After the model of the system was verified by meeting the desired requirements, then the control software of the system could be developed to reflect the verified model. The object-oriented design approach was employed to implement the control software. The UML class diagram of the system is given in Figure 15. run() methods of each class implement the related state transition models, which are verified for meeting the requirements. The classes are coded in C++.

Figure 15. The UML design of the robot software based on the verified model.

The simulation environment was constructed by using WEBOTS. Then, the robot program was run in the simulation environment. The products soda and water moved randomly on the conveyor band. During the execution, it was seen that the requirements were met. Figure 16 shows some snapshots from the simulations. The complete simulation video can be watched at the link https://youtu.be/V_Tpsp5NUA0 (accessed on 3 January 2023).
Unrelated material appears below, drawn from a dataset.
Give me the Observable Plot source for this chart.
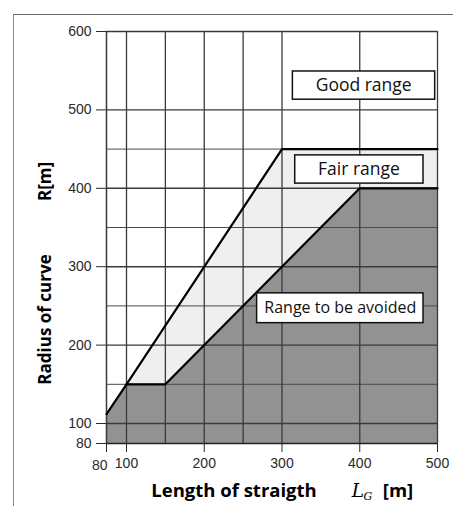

At $t=0 \mathrm{s}$, the grippers mounted on the robot arms are over the conveyor band, and the products are coming through the grippers. Before $t=6 \mathrm{s}$, both robot arms hold a water bottle and move towards the white crate at almost the same time. Furthermore, at $t=6 \mathrm{s}$, robot R2 is waiting for R1 while robot R1 is dropping the bottle and returning to the position HOME. Then, at $t=8.30 \mathrm{s}$, the robot R2 also moves toward the white crate and drops the bottle. Similarly, at $t=12.30 \mathrm{s}$, R1 grabs a soda can while R2 grabs a water bottle. In this case, R1 waits at HOME until R2 returns HOME after dropping the water bottle into the white crate.

Figure 16. Snapshots from the simulations.

6. Conclusions

This paper addresses the verification problem of robotic systems, including multiple industrial robot manipulators with path conflicts. Robotic system developers generally prefer the use of test processes based on expertise. However, safety issues are likely to arise with this approach. In this study, we demonstrate the use of formal verification methods in robotic systems. The formal verification method is implemented by two model-checker tools: UPPAAL and PRISM. The paper presents a model description and property specifications for two different model checker tools on the same system, revealing the modeling similarities and differences between the two leading tools. In addition, we show how system software designed using an object-oriented approach utilizes the verified model. Finally, the simulation presents the execution of the software that enables the robotic system to perform safely without any collisions between robot manipulators.